9. John Ralston Saul – Voltaire’s Bastards Admittedly its a number of years since I read this, but where many great philosophers have shown the shortcomings of reason, Ralston Saul shows it in practice. None of this ought indicate I am anything other than a worshiper at the feet of reason, but like a drug the warm positive influence sometimes leads us into absurdity and inhumanity. The irony of the book in many ways is that we dont reason enough on some things (that Australian office workers wear suits designed for a cold northern hemisphere climate, while working the daylight hours of said climate is utterly illogical), but because reason drove the organisation of the military through to the bureaucracy we are governed and dominated by these reasoned ideas about society. Sometimes Saul goes too far, but he seems to understand the west before anyone else, even if not too prescriptive of where we go from here.

10. David McCulloch – John Adams This is a really enjoyable and entertaining book, but its place here is somewhat of a placeholder for all the great figures in history whose lives have done more to inspire and influence me than any written word. Cicero, Aurelius, Jefferson, Adams, Disraeli, Churchill, FDR, Curtin, these are the names whose acts guide my thoughts more than any philosophy. I’m currently devouring Teddy Roosevelt’s autobiography and feel sure his charge to that list is undefeatable. The lives of great men (and to date they have all been men) have done more to influence me towards how to live, how to see the world than any book, but I can’t identify one above all the other. Cicero’s oratory is matched against Disraeli’s oratory & love of politics, against Curtin’s oratory, idealism and patriotism. Deciding between these great figures is impossible, but my debt to them is even deeper.

If there is a theme here amongst these ten, one that impossibly ties Mil, Nietzsche, Foucault and Facey, it is the importance of the ‘vigor of life’. That freedom is our priority and inheritance, and yet it places upon us a great responsibility to make something worthy of that life. To become who we are.
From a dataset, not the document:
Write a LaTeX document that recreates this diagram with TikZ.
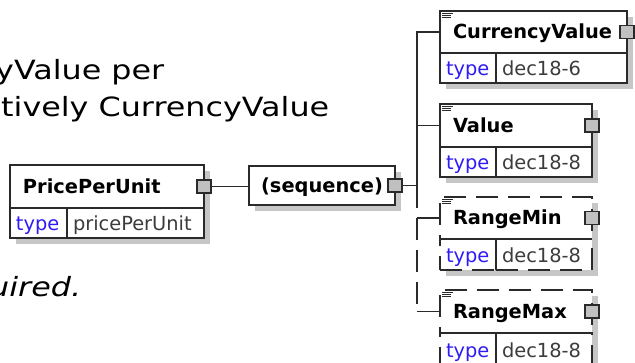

I’m not anywhere near there yet but I’m having a hell of a good time trying.

6 ResponsesLeave one →

  1. Good post Andrew – very interesting.

    The politcal philopshy book that most influenced me when I was in my late teens at uni was Michael Walzer’s Sphere’s of Justice.

    The other politics book (because it really broadened my knowledge of global politics) was Stephen Ambrose’s Rise to Gloablism – a great history of the Cold War that doubles as a damn good read.

    But I would have to say the political texts that have influenced me the most are the Yes Minister and Yes Prime Minister Diaries by Jonathan Lynn and Antony Jay! 🙂

  2. JC

     /  March 20, 2010

    Andy:

    I presume Hayek influenced you the least?

  3. #4 may be a little high, but there’s a rough order there. And I’m measuring influential by how much they have changed my thinking rather than reflect my thinking. I don’t entirely agree with Hayek, but often find him very compelling and have learnt much from him. Like Hayek I think there are some areas where markets don’t properly function (health insurance is one) but duel systems as in Australia are a pragmatic solution, otherwise then the market is our best choice.

  4. Kate

     /  March 23, 2010

    Yay Nietzsche! Certainly up there with my most influential as well. On the weekend I found myself at a pub in the Snowy’s chatting with a German biogeochemist about the life affirming nature of Nietzsche and Palahniuk.
    What about B. Russell?

  5. It’s interesting how commonly Nietzsche features in the various lists of people who blog. I guess his desire to see the motivations behind the positions we take (whether political or moral) inspires the arm-chair psychologist that all bloggers play out.

    Russell was one I wanted to list, both for his own work on power, scepticism and his history of western philosophy, but ultimately couldn’t find a place for him. He is too close to Mill in political philosophy to have changed my views, though I would certainly count him amongst those I have learnt the most from.